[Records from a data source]
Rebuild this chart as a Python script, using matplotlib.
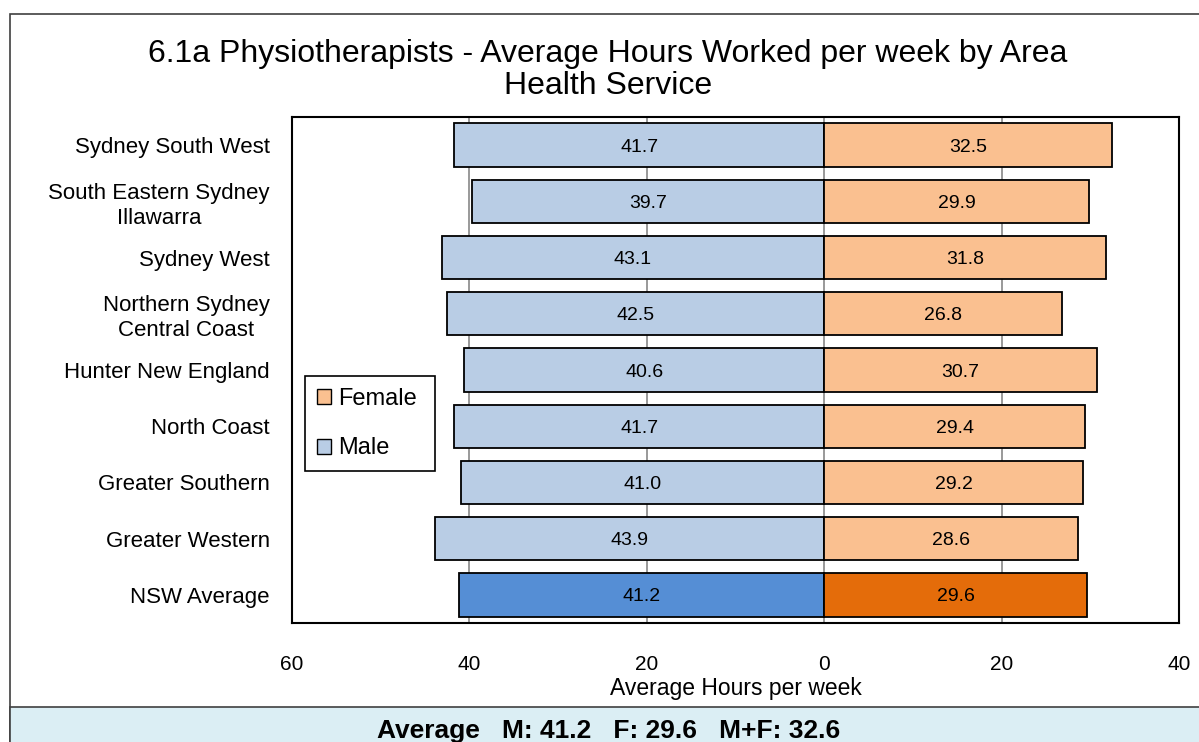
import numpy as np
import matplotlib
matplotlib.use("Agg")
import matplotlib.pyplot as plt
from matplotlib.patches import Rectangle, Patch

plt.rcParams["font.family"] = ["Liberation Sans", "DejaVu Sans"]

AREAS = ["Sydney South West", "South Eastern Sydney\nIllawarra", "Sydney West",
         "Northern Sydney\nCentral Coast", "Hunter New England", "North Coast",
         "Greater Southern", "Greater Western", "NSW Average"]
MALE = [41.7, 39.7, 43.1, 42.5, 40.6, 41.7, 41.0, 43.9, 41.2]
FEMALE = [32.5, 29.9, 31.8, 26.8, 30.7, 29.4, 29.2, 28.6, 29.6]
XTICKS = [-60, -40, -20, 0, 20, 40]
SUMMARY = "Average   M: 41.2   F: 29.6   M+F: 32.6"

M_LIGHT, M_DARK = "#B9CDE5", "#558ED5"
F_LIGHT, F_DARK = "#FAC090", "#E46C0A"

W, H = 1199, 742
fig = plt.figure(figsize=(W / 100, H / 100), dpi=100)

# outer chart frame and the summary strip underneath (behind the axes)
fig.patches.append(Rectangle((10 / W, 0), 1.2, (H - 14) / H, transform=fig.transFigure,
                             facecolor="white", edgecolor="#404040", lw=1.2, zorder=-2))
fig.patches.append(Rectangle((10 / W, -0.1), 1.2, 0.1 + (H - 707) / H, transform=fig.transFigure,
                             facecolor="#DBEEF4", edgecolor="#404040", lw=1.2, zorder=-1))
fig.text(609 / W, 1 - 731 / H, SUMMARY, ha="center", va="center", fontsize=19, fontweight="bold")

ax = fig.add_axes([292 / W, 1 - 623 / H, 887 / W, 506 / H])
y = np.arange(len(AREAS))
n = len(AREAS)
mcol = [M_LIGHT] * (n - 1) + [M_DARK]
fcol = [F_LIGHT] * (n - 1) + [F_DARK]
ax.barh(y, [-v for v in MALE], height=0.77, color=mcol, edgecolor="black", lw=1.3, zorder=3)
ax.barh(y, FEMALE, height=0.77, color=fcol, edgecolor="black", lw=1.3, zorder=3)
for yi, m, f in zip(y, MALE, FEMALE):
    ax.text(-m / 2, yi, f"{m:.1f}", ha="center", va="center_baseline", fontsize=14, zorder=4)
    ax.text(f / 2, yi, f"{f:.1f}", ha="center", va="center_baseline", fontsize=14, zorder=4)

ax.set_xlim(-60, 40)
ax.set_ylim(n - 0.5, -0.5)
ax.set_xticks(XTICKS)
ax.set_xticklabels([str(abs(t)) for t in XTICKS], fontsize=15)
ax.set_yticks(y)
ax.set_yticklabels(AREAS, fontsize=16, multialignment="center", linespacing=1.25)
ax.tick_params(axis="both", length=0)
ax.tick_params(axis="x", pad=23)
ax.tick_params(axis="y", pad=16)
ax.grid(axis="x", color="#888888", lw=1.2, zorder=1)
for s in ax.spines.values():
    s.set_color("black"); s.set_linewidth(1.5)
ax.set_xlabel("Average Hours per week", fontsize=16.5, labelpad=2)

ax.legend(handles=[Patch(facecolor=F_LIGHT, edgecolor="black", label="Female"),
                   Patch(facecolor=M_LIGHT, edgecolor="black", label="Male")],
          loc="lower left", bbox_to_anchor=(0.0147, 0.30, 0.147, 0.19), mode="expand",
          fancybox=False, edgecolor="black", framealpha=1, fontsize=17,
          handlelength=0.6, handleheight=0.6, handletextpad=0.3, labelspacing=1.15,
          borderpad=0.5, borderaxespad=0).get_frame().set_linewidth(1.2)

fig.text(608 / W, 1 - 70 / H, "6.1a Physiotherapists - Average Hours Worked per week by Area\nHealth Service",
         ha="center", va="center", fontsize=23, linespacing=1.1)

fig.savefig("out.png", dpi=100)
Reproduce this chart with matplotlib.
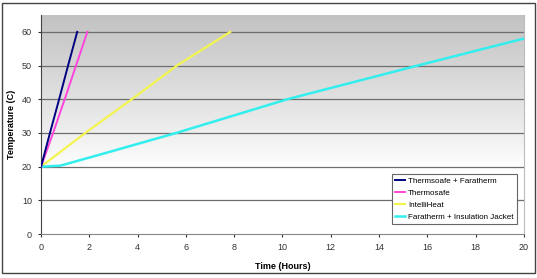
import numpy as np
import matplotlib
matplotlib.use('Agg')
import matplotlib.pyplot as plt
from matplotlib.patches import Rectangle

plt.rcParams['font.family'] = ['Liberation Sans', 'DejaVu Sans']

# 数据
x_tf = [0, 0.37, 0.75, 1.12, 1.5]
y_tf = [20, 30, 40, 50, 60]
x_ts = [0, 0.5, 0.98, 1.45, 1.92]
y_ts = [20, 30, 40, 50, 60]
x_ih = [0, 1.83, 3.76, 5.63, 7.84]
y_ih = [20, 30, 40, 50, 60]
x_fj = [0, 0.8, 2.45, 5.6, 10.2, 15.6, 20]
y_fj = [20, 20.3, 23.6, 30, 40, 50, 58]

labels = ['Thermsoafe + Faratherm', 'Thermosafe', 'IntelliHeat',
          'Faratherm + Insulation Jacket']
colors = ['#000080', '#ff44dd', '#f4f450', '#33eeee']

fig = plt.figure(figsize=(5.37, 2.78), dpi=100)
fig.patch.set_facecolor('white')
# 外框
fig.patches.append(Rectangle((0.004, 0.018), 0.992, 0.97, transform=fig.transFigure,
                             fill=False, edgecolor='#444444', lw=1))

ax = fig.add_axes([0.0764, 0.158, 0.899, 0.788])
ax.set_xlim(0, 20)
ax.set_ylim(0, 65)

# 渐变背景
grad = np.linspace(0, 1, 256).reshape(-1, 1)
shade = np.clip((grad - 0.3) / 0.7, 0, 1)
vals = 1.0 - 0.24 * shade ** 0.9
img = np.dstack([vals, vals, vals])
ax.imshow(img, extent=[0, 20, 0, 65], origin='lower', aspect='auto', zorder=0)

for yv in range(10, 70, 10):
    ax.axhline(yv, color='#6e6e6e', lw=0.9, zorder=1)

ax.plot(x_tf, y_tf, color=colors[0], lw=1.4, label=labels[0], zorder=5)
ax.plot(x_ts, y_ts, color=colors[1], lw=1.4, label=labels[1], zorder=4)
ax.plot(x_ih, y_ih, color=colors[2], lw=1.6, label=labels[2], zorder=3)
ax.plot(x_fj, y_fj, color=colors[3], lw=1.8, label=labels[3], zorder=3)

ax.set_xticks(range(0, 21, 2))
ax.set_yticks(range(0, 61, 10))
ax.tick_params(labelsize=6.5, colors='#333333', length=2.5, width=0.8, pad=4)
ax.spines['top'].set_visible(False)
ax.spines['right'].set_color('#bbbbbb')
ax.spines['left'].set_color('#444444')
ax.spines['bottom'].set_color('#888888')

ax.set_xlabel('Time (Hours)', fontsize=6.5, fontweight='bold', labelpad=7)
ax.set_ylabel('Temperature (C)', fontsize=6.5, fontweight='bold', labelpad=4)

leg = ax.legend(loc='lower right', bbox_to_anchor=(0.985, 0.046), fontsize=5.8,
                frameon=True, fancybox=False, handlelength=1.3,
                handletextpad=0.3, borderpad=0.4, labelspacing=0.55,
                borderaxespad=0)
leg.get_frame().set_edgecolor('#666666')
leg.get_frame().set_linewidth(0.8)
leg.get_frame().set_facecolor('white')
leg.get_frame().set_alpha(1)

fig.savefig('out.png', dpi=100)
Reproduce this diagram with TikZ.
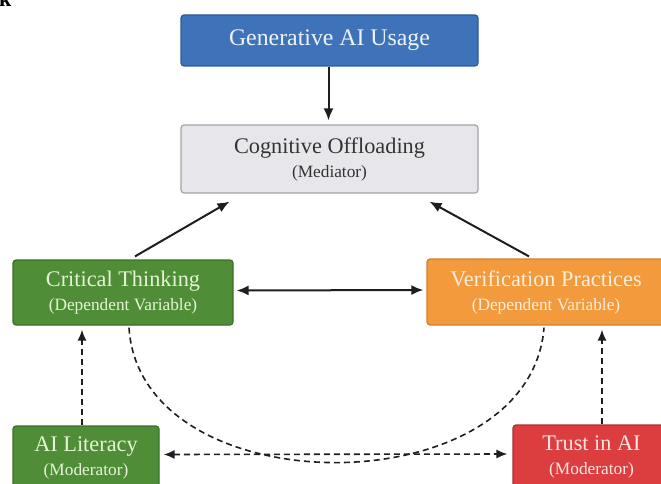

AIM OF THE EXERCISE | Go over the data above and copy every line that has the word "this" in it.

ANSWER TO THE PROBLEM |
Rebuild this chart as a Python script, using matplotlib.
Reproduce this chart with matplotlib.
Reproduce this diagram with TikZ.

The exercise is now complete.